Wallahu a'lam bish shawab[]
Sebagian istilah dalam Islam yang berbahaya arab kerap dijadikan plesetan untuk aktivitas yang tidak tepat. Seharusnya muslim berhati-hati karena penggunaan yang tidak tepat dapat membuat pemahaman masyarakat jadi salah.
Dulu pertama kali kenal kajian Islam, ada organisasi yang meminta anggotanya melakukan baiat. Setelah paham bahwa baiat ada pengertiannya syar'inya jadi tahu, bahwa dulu salah. Hehe
Memang benar, istilah baiat masih terasa asing ketika tidak mempelajari Islam secara menyeluruh. Apalagi jika ditambah tidak terbukanya pemikiran masyarakat. Sehingga kemungkinan menimbulkan fanatisme golongan menjadi terbuka lebar.

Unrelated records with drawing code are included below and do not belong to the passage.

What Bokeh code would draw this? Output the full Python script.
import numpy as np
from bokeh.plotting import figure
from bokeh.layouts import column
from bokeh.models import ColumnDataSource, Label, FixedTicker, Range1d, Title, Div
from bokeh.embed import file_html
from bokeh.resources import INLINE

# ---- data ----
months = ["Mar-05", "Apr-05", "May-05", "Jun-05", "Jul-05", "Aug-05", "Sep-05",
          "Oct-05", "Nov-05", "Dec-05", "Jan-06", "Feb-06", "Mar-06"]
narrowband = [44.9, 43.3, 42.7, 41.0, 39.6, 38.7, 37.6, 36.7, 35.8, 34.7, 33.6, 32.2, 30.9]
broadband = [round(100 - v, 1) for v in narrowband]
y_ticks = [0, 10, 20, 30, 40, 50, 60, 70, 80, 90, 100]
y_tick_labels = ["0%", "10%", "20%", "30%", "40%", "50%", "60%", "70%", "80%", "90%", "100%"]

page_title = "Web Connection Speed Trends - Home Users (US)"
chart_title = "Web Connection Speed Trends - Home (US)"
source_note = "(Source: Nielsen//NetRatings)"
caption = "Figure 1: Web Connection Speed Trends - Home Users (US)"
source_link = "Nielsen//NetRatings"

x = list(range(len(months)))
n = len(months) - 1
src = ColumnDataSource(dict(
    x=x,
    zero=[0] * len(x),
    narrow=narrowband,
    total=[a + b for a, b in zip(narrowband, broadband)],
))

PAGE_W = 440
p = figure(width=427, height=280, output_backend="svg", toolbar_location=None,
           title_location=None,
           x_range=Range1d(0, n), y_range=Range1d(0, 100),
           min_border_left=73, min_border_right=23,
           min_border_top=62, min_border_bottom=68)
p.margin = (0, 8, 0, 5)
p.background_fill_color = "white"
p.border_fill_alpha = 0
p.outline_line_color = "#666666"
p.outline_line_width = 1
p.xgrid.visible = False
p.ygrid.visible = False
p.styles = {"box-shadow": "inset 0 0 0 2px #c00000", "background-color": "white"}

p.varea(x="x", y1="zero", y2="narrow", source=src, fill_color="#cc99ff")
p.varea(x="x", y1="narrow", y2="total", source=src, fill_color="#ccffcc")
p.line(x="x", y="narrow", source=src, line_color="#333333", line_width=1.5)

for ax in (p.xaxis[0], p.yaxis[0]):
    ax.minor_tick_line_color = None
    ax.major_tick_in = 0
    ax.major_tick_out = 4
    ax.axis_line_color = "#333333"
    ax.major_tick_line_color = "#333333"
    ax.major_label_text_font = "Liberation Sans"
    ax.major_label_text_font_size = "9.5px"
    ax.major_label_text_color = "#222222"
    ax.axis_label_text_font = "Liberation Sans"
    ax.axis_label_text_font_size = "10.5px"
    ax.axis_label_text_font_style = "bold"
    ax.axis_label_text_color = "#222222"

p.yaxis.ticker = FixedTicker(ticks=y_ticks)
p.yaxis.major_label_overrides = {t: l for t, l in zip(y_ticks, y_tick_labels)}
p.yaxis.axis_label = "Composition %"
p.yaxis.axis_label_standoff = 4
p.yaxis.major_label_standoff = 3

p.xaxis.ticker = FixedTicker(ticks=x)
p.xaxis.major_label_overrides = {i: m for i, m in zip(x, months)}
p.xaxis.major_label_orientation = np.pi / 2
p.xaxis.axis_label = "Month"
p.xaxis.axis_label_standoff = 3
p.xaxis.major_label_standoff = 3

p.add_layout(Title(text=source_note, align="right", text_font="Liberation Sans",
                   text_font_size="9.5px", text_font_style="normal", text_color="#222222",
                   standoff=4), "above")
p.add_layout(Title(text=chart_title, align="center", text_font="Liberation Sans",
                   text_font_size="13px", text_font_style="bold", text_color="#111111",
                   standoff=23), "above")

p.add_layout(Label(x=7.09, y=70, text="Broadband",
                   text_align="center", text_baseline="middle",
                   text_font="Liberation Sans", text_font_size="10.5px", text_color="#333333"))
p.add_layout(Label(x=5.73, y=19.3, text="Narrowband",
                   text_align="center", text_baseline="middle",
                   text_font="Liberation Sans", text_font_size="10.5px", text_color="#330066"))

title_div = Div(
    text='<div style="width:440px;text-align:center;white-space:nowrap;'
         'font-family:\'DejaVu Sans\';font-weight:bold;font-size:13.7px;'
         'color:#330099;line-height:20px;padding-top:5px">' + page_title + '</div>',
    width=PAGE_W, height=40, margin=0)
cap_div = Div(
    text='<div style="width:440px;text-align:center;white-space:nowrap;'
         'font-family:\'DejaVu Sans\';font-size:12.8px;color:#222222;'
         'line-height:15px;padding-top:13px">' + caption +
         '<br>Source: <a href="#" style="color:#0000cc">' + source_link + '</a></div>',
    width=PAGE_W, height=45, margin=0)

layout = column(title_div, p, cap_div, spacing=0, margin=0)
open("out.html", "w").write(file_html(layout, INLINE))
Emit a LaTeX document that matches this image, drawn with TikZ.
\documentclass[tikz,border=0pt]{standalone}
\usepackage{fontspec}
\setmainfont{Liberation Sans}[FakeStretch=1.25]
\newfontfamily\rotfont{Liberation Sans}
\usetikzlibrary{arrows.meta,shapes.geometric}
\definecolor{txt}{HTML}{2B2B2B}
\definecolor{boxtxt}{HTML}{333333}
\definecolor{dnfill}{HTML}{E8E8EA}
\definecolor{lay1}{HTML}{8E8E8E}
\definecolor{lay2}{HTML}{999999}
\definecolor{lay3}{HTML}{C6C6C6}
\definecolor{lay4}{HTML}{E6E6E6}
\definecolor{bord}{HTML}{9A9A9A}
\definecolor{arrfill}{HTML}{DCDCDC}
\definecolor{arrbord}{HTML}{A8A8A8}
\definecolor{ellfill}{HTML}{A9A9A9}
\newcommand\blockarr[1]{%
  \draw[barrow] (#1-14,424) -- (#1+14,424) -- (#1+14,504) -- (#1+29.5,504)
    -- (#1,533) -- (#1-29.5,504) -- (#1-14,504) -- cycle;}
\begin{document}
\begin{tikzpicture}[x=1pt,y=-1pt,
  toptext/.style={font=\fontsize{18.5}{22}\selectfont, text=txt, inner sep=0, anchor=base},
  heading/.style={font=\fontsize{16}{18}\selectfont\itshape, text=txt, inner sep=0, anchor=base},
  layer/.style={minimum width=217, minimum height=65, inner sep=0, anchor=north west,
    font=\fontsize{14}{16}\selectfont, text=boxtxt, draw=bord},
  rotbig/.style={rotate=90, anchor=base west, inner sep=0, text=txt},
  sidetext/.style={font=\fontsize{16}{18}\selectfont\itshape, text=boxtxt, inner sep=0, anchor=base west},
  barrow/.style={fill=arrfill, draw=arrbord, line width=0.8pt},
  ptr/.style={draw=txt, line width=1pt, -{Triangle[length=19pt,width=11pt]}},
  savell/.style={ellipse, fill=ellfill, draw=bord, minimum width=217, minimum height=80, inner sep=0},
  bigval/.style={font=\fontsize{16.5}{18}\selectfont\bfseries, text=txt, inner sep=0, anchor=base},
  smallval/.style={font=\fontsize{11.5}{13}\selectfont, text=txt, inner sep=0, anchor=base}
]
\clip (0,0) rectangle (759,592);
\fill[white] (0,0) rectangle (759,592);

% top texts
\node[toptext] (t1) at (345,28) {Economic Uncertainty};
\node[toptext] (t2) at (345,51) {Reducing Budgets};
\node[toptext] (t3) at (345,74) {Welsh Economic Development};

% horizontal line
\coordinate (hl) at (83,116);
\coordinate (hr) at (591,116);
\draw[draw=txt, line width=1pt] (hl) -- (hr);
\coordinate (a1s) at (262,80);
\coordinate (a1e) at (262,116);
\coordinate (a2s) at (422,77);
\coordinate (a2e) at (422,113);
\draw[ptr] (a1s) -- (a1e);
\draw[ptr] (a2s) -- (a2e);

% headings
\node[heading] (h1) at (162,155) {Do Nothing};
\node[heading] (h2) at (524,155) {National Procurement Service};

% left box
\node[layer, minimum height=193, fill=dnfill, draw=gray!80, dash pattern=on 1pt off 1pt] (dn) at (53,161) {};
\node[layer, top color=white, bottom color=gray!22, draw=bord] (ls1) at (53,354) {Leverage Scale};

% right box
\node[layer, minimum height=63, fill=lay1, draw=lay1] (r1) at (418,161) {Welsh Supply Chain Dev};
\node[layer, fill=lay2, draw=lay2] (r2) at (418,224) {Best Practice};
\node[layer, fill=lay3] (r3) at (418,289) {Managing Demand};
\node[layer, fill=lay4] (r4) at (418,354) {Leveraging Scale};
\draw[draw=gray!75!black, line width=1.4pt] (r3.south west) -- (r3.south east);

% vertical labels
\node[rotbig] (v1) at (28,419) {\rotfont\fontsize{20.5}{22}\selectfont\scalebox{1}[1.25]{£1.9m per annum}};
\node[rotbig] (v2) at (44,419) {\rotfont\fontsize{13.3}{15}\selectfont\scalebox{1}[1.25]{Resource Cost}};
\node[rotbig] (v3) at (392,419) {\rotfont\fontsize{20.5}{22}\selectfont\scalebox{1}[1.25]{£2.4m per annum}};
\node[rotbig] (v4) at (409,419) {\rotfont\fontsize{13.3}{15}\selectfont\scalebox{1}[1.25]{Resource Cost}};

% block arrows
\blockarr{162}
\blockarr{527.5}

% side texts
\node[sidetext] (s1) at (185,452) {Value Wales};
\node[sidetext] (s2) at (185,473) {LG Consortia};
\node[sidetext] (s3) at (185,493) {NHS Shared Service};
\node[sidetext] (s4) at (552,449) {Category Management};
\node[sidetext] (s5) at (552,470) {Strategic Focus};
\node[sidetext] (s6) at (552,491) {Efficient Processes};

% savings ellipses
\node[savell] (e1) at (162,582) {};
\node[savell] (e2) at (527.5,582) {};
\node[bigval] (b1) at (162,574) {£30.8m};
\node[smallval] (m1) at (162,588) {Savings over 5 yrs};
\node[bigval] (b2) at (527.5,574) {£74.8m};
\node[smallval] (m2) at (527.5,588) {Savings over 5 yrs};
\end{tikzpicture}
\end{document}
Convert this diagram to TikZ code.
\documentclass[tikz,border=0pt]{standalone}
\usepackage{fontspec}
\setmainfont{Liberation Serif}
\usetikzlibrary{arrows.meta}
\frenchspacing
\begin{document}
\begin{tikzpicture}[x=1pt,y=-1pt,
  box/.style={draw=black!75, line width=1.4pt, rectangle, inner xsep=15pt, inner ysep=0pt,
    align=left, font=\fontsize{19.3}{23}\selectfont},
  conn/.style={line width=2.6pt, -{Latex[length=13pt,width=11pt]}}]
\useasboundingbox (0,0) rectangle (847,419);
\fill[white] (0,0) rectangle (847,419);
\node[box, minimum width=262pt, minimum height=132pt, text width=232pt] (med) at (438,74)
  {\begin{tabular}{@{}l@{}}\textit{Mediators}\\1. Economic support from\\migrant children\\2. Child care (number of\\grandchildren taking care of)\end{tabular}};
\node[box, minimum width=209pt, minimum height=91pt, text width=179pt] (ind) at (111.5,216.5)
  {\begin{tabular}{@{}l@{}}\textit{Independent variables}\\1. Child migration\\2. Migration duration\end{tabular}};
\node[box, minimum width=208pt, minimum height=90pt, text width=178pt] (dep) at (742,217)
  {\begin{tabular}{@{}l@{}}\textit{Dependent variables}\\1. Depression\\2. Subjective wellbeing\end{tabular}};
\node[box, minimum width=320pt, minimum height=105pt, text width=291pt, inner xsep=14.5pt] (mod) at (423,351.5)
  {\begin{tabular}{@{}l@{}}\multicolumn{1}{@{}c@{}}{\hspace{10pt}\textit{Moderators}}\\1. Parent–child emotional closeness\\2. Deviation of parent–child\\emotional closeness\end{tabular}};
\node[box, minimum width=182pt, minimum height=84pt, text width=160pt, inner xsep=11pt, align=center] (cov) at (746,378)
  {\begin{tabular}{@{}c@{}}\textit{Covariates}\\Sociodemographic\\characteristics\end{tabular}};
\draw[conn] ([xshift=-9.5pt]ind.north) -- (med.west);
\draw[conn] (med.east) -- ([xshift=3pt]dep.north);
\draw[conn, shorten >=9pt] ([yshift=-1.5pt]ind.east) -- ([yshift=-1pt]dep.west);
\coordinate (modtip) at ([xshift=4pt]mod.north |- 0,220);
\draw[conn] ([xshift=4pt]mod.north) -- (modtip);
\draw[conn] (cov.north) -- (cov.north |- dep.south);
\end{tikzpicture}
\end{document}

Baiat yg sesungguhnya ketika umat mengangkat Khalifah atau Imam bagi sluruh umat manusia. Lalu menerapkan Islam Kaffah. Selain dari pada itu bukan baiat.
Alhamdulillah.. mendapat penjelasan mengenai makna baiat yang sebenarnya.. Jazakillah Mbak Sartinah..
Alhamdulillah sama-sama, mbak R. Bilhaq. Saya pun juga dapat ilmu dari menulis.
Kesalahan dalam memahami istilah syariat terjadi karena kurangnya pemahaman umat Islam terhadap agamanya sendiri. Ini merupakan akibat dari dijauhkannya umat dari tsaqafah Islam oleh musuh-musuh Islam.
Benar, Bu. Ya, beginilah nasib kaum muslim tanpa junnah.